Red Meat Consumption Increases Your Risk of Type 2 Diabetes

The American Journal of Clinical Nutrition recently published a study suggesting that eating as little as one serving a day of red meat increases your risk of type 2 diabetes. Taken from dietary surveys of more than 200,000 participants in the Harvard Nurses’ Health and the Health Professionals Follow-up studies,Dr. Frank Hu, a professor of nutrition and epidemiology at the Harvard School of Public Health, said "we found that one serving per day of processed meat like a hot dog or sausage was associated with a 50 percent increased risk of diabetes compared with people who ate processed meat less than once a month." (Unprocessed meats in the diet led to a 20 percent increased risk)
Dr.

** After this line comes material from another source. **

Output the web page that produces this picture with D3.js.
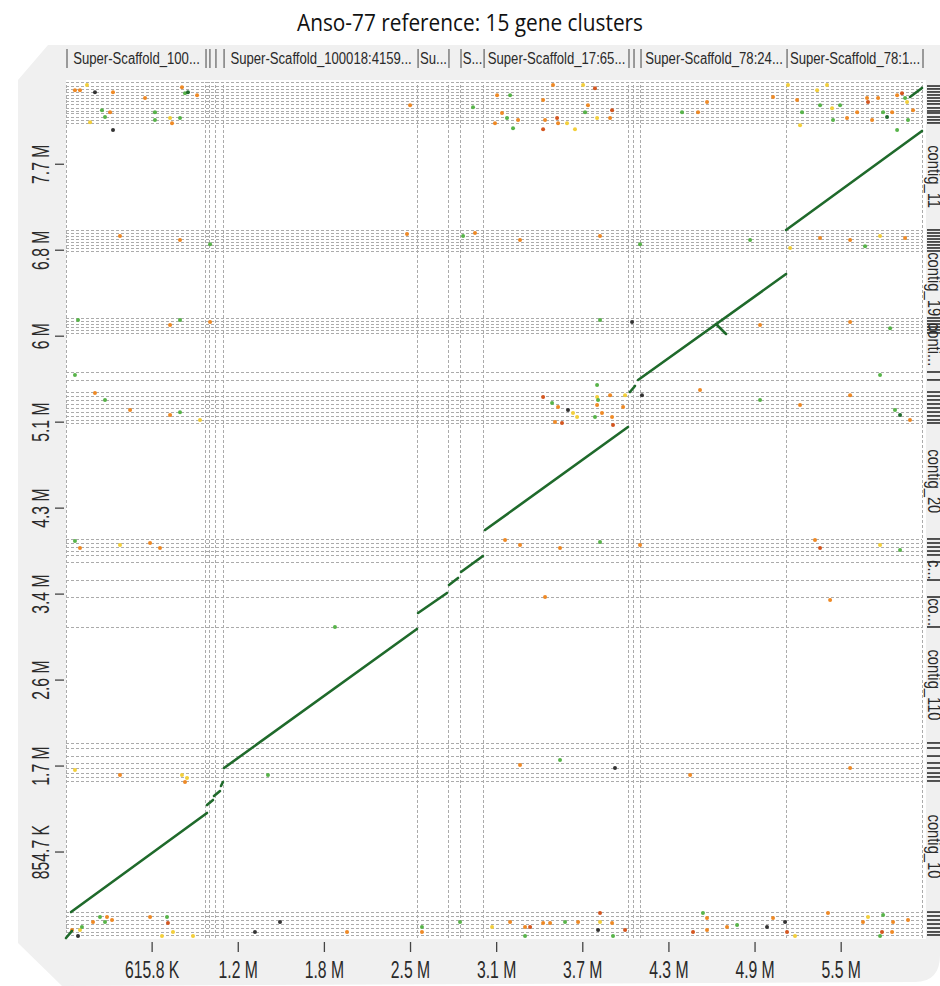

Hu suggested the following:
- The high iron content of red meat can increase inflammatory chemicals, which can destroy insulin-producing beta cells.
- The nitrates in processed meats may also be toxic to beta cells, which could explain why processed meats contributed even more to risk
- Last, those who ate the most red meat also tended to eat fewer fruits and vegetables and were more likely to smoke and be obese.
Dr. Hu added that the finding sends a clear message that Americans should be emphasizing more of a plant-based diet and looking for other sources of protein such as nuts, fish, low-fat dairy, and poultry.